By Paul Snyder
November 12, 2025
Look. We love track and field. For our dollar, there’s nothing we’d rather take in sporting-wise than a down-to-the-wire 1500m, a blink-and-you-miss-it 100m, or a neck-craning high jump showdown. But we have to admit that one area our sport falls short in—that the major professional leagues of the United States have really dialed in—is “the in-stadium experience.”
If you’ve ever attended an NBA, WNBA, NFL, MLS, etc. game, you know what we’re talking about. From the moment you saunter into the stadium until the post-game exit traffic, you WILL be entertained. There is no dead air. No quiet moments. Just sport at its highest level, punctuated by things like baby races, plate-balancing unicyclists, local recording artists inserting creative melisma into the American national anthem, and T-shirt cannons galore.

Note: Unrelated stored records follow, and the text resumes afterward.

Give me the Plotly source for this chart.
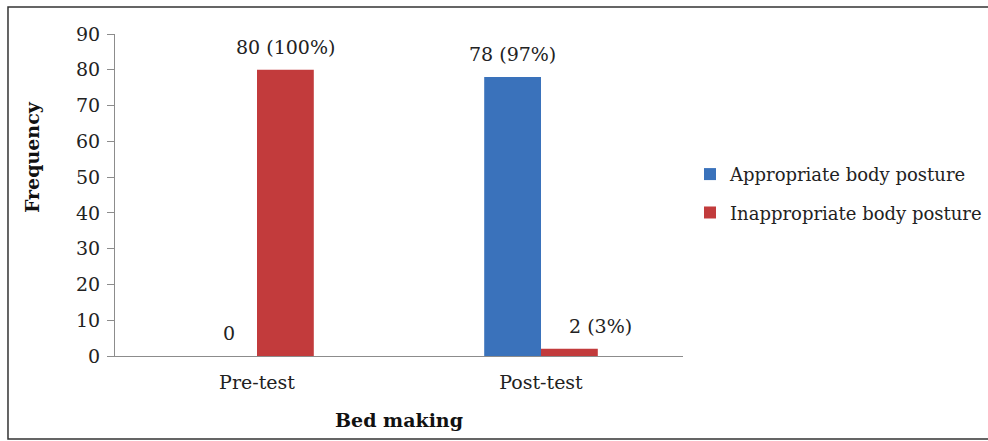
import plotly.graph_objects as go

categories = ["Pre-test", "Post-test"]
series_names = ["Appropriate body posture", "Inappropriate body posture"]
appropriate = [0, 78]
inappropriate = [80, 2]
appropriate_labels = ["0", "78 (97%)"]
inappropriate_labels = ["80 (100%)", "2 (3%)"]
y_ticks = [0, 10, 20, 30, 40, 50, 60, 70, 80, 90]

FONT = "DejaVu Serif"
FS = 19
BLUE = "#3a72bb"
RED = "#c23b3c"
# label nudges (pixels) for the second series' labels, as in the original layout
red_label_nudge = [0, 31]

fig = go.Figure()
fig.add_trace(go.Bar(x=categories, y=appropriate, name=series_names[0],
                     marker=dict(color=BLUE, line=dict(width=0)),
                     legendgroup="a"))
fig.add_trace(go.Bar(x=categories, y=inappropriate, name=series_names[1],
                     marker=dict(color=RED, line=dict(width=0)),
                     legendgroup="b"))

annotations = []
for cat, v, lab in zip(categories, appropriate, appropriate_labels):
    annotations.append(dict(x=cat, y=v, text=lab, showarrow=False, xshift=-28.5, yshift=23,
                            yanchor="middle", font=dict(family=FONT, size=FS, color="#222")))
for cat, v, lab, nd in zip(categories, inappropriate, inappropriate_labels, red_label_nudge):
    annotations.append(dict(x=cat, y=v, text=lab, showarrow=False, xshift=28.5 + nd, yshift=23,
                            yanchor="middle", font=dict(family=FONT, size=FS, color="#222")))
annotations.append(dict(xref="paper", yref="paper", x=-0.146, y=0.618, text="<b>Frequency</b>",
                        textangle=-90, showarrow=False, xanchor="center", yanchor="middle",
                        font=dict(family=FONT, size=FS, color="#111")))
annotations.append(dict(xref="paper", yref="paper", x=0.5, y=-0.199, text="<b>Bed making</b>",
                        showarrow=False, xanchor="center", yanchor="middle",
                        font=dict(family=FONT, size=FS, color="#111")))

fig.update_layout(
    width=988, height=441,
    margin=dict(l=115, r=305, t=34, b=85, autoexpand=False),
    paper_bgcolor="white", plot_bgcolor="white",
    barmode="group", bargap=0.6, bargroupgap=0,
    font=dict(family=FONT, size=FS, color="#222"),
    showlegend=True,
    legend=dict(x=1.0123, y=0.505, xanchor="left", yanchor="middle",
                traceorder="grouped", tracegroupgap=12,
                font=dict(family=FONT, size=18, color="#222"),
                bgcolor="rgba(0,0,0,0)"),
    annotations=annotations,
    shapes=[dict(type="rect", xref="paper", yref="paper",
                 x0=-0.1884, x1=1.545, y0=-0.258, y1=1.0839,
                 line=dict(color="#333", width=1.5), fillcolor="rgba(0,0,0,0)", layer="below")],
)
fig.update_xaxes(showline=True, linecolor="#8c8c8c", linewidth=1.2, showgrid=False,
                 ticks="", ticklabelstandoff=9, zeroline=False)
fig.update_yaxes(range=[0, 90], tickvals=y_ticks, showline=True, linecolor="#8c8c8c", linewidth=1.2,
                 ticks="outside", ticklen=7, tickcolor="#8c8c8c", showgrid=False, zeroline=False,
                 ticklabelstandoff=3)

fig.write_html("out.html")
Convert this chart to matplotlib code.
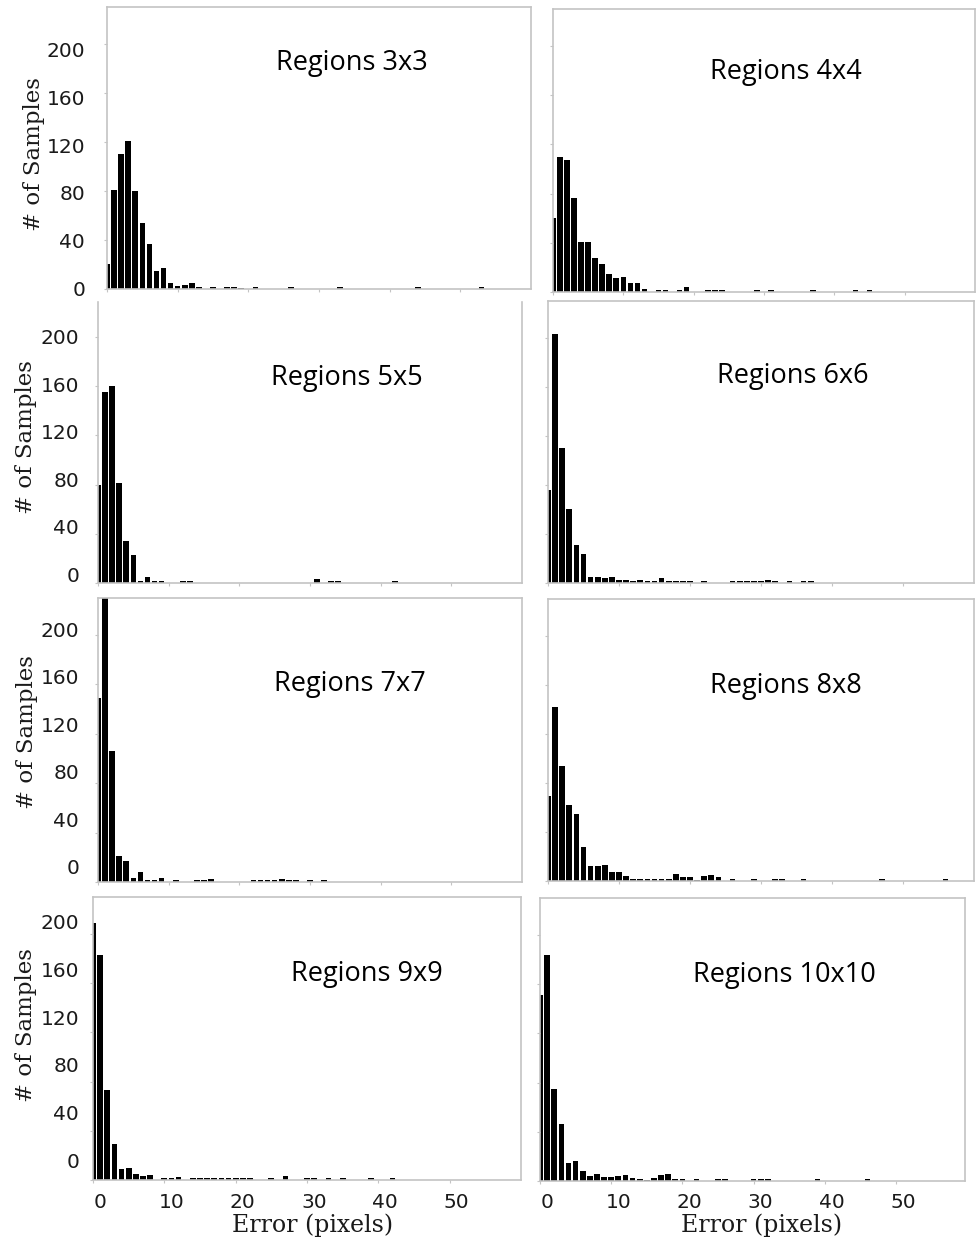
import matplotlib
matplotlib.use("Agg")
import matplotlib.pyplot as plt
from matplotlib.transforms import offset_copy
from matplotlib.patches import Rectangle

W, H = 976, 1244

# histogram counts (bin = error in pixels)
err_3x3 = [0, 1, 2, 3, 4, 5, 6, 7, 8, 9, 10, 11, 12, 13, 15, 17, 18, 19, 21, 26, 33, 44, 53]
cnt_3x3 = [20, 81, 110, 121, 80, 54, 37, 15, 17, 5, 2.7, 3.3, 4.5, 1.5, 1.5, 2, 1.5, 1, 1.5, 1.5, 1.5, 1.5, 2]

err_4x4 = list(range(14)) + [15, 16, 18, 19, 22, 23, 24, 29, 31, 37, 43, 45]
cnt_4x4 = [60, 110, 107, 76, 41, 41, 28, 23, 15, 11, 12, 7, 7, 2.7,
           1.5, 1.5, 1.5, 4, 2, 1.5, 1.5, 1.5, 1.5, 1.5, 1.5, 1.5]

err_5x5 = [0, 1, 2, 3, 4, 5, 6, 7, 8, 9, 12, 13, 31, 33, 34, 42]
cnt_5x5 = [80, 155, 160, 81, 34, 23, 2, 5, 1.5, 2, 2, 1.5, 3, 1.5, 1.5, 1.5]

err_6x6 = list(range(21)) + [22, 26, 27, 28, 29, 30, 31, 32, 34, 36, 37]
cnt_6x6 = [76, 203, 110, 60, 31, 24, 5, 5, 4, 5, 2.7, 2.7, 1.5, 2.7, 1.5, 1.5, 4, 2, 2, 1.5, 1.5,
           1.5, 1.5, 1.5, 1.5, 1.5, 1.5, 2.5, 1.5, 1.5, 1.5, 1.5]

err_7x7 = list(range(10)) + [11, 14, 15, 16, 22, 23, 24, 25, 26, 27, 28, 30, 32]
cnt_7x7 = [149, 232, 106, 21, 17, 3.5, 8, 2, 2, 3.5, 2, 1.5, 1.5, 2.5,
           2, 1.5, 1.5, 1.5, 2.5, 1.5, 1.5, 1.5, 1.5]

err_8x8 = list(range(25)) + [26, 29, 32, 33, 36, 47, 56]
cnt_8x8 = [69, 142, 94, 62, 55, 28, 12, 12, 13, 7.6, 7.6, 4.3, 1.5, 1.5, 1.5, 1.5, 1.5, 1.5,
           5.4, 3, 3.5, 1.2, 4, 4.6, 3.5, 1.5, 1.5, 1.5, 1.5, 1.5, 1.5, 1.5]

err_9x9 = list(range(9)) + [10, 11, 12] + list(range(14, 23)) + [25, 27, 30, 31, 33, 35, 39, 42]
cnt_9x9 = [209, 183, 73, 29, 9, 10, 5, 3, 4, 1.5, 2, 2.2,
           1.5, 1.5, 2, 1.5, 1.5, 1.5, 1.5, 1.5, 1.5,
           1.5, 3, 1.5, 1.5, 1.5, 1.5, 1.5, 1.5]

err_10x10 = list(range(21)) + [22, 25, 26, 30, 31, 32, 39, 46]
cnt_10x10 = [151, 184, 75, 46, 15, 16, 8, 4, 5.7, 3, 3, 4, 4.6, 2.7, 1.6, 1, 2.2, 4.6, 5.4, 1.6, 1.6,
             1.5, 1.5, 2, 1.5, 1.5, 2, 1.5, 1.5]

titles = ["Regions 3x3", "Regions 4x4", "Regions 5x5", "Regions 6x6",
          "Regions 7x7", "Regions 8x8", "Regions 9x9", "Regions 10x10"]
errs = [err_3x3, err_4x4, err_5x5, err_6x6, err_7x7, err_8x8, err_9x9, err_10x10]
cnts = [cnt_3x3, cnt_4x4, cnt_5x5, cnt_6x6, cnt_7x7, cnt_8x8, cnt_9x9, cnt_10x10]
y_ticks = [0, 40, 80, 120, 160, 200]
x_ticks = [0, 10, 20, 30, 40, 50]

# panel boxes in pixels: left, top, right, bottom
boxes = [(107, 7, 531, 289), (553, 9, 975, 292),
         (98, 300, 522, 583), (548, 301, 974, 583),
         (98, 598, 522, 882), (548, 599, 974, 881),
         (93, 897, 521, 1180), (540, 898, 965, 1181)]
title_xy = [(352, 63), (786, 72), (347, 378), (793, 376),
            (350, 684), (786, 686), (367, 974), (784, 975)]
# left column: y label position, tick label pad, label shift at 0 / at 200 (px, down)
ylab_xy = {0: (34, 154), 2: (26, 437), 4: (27, 732), 6: (26, 1025)}
ytick_shift = {0: (22, 1, 8), 2: (19, -7, 2), 4: (19, -13, -4), 6: (14, -18, -10)}
xlab_xy = {6: (313, 1225), 7: (762, 1225)}
xmax = [60, 60, 60, 60, 60, 60, 60, 59.7]

frame = "#c4c4c4"
tick_font = "DejaVu Sans"
text_col = "#1a1a1a"

fig = plt.figure(figsize=(W / 100, H / 100), dpi=100)

for i in range(8):
    l, t, r, b = boxes[i]
    ax = fig.add_axes([l / W, 1 - b / H, (r - l) / W, (b - t) / H])
    ax.bar(errs[i], cnts[i], width=0.8, color="black", edgecolor="none")
    ax.set_xlim(0, xmax[i])
    ax.set_ylim(0, 230)
    for s in ax.spines.values():
        s.set_color(frame)
        s.set_linewidth(1.2)
    ax.set_yticks(y_ticks)
    ax.set_xticks(x_ticks)
    ax.tick_params(axis="both", length=2, width=0.8, color=frame,
                   labelleft=False, labelbottom=False)

    if i == 0:
        # x labels of the top panel are mostly hidden behind the panel below
        ax.tick_params(axis="x", labelbottom=True, pad=0.5, labelsize=14, labelcolor=text_col)

    if i in ytick_shift:
        pad, off0, off200 = ytick_shift[i]
        for v in y_ticks:
            dy = -(off0 + (off200 - off0) * v / 200)
            tr = offset_copy(ax.get_yaxis_transform(), fig=fig, x=-pad, y=dy, units="dots")
            ax.text(0, v, str(v), transform=tr, ha="right", va="center",
                    fontsize=14.5, color=text_col, family=tick_font, clip_on=False)
        lx, ly = ylab_xy[i]
        fig.text(lx / W, 1 - ly / H, "# of Samples", rotation=90, ha="center", va="center",
                 fontsize=16.5, family="DejaVu Serif", color=text_col)

    if i in xlab_xy:
        for v in x_ticks:
            tr = offset_copy(ax.get_xaxis_transform(), fig=fig, x=7, y=-22, units="dots")
            ax.text(v, 0, str(v), transform=tr, ha="center", va="center",
                    fontsize=14.5, color=text_col, family=tick_font, clip_on=False)
        lx, ly = xlab_xy[i]
        fig.text(lx / W, 1 - ly / H, "Error (pixels)", ha="center", va="center",
                 fontsize=17, family="DejaVu Serif", color=text_col)

    tx, ty = title_xy[i]
    fig.text(tx / W, 1 - ty / H, titles[i], ha="center", va="center",
             fontsize=19.5, family="Open Sans", color="black")

# white strip that hides the rest of the top panel's x labels
fig.add_artist(Rectangle((95 / W, 1 - 300 / H), (545 - 95) / W, 6.5 / H,
                         transform=fig.transFigure, color="white", zorder=1))

fig.savefig("out.png", dpi=100, facecolor="white")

To call the experience “stimulating” is like calling Antarctica “chilly.”
But of all the gimmicks and sideshows trotted out by professional sport franchises across our fair land, the one that we like best is the Atlanta Braves’ “Beat the Freeze” promotion. At each home game, a fan gets the chance to race the Freeze, a particularly speedy mascot, first portrayed by Nigel Talton, who happens to boast a lifetime best in the 100m of 10.47.
Of course, pitting a local schlub, several beers deep, against an NAIA podium finisher wouldn’t make for a particularly interesting outcome. So the Freeze spots the challenger several seconds—to the point that he is occasionally beaten! The result is pure magic. It’s inarguably a more momentarily entertaining spectacle than the baseball being played around it. And though not the point of the exercise, it really does drive home just how much fast a legitimate sprinter is.
The Braves are actually hiring a new Freeze right now. (We highly encourage any Georgia-based speedsters looking for a strange part-time job to apply.) And while smiling serenely in appreciation for all the various Freezes have done to entertain us, we got thinking: are there other contexts in which we could casually deploy decent track and field athletes to make laypeople look silly?
Imagine you attend LSU—your football program has just had another stinker of an outing on the road, and the opposing team’s student section is rushing the field to tear down the goal posts in celebration… again. You are dejected and it’s been months since you’ve had the chance to utter “geaux Tigers.” That is, until your track team’s pole vaulter sprints onto the field, pole in hand, and effortlessly clears the 10-foot-high crossbars. Confused and, frankly, impressed, the wind is fully taken out of your foes’ sails, and they quietly shuffle out of the stadium and back toward the quad. The next Mondo Duplantis flexes at the 50-yard line, stomping on the home team’s logo while brandishing a pole menacingly.
Despite our distaste for competitive treadmill running on the elite level, there’s room for some stationary action in a different setting. Set up a pair of Woodways smack dab in the middle of an arena and let a fan try and hold the PB pace of a 10,000m All-American for all of halftime. If they’re still on the ‘mill by the time the teams retake the field, they get $10,000. Good luck making it half a mile on a stomach full of hot dogs and Bud Light.
The Freeze is cool enough, but let’s introduce some Penn Relays magic into the mix. Two teams of four – two 100m sprinters and two randomly-selected fans apiece – crisscross the football field or soccer pitch, shuttle relay style, with the added entertainment value of placing the pros and shmos on opposite legs. There’s more reason to integrate that into a sportsball game than the mixed 4x100m into Worlds if you ask us.
There are so many ways to display the incredible strength possessed by shot put specialists. You could have a retired thrower attempt to squat any three randomly selected fans in attendance at an NFL game. You could do something similar with bench pressing fans. Hell, if you’re really creative you could probably envision four particularly rigid fans being deadlifted at halftime. The simplest may be having Ryan Crouser pick up and throw a 15-pound dumbbell 60-plus feet next to Joe Ticket-Holder attempting to do the same. If all else fails, there’s only one way to convey STRENGTH to the average American sports fan. And that’s arm wrestling (or arm wrasslin’, if you prefer). We envision a sort of all-comers situation in which a former competitive shot putter sits at a folding table in the middle of the field/court during a time out break, and ten or so fans are trotted out to challenge them. Of course, each fan is easily dispatched. Before the crowd can lose interest, the fans are allowed to team up. Can the thrower overtake two simultaneous noodle arms? Three? Four?
Are these ideas dumb and in some cases dangerous? Yes. But that’s showbiz baby. That’s sports-as-entertainment!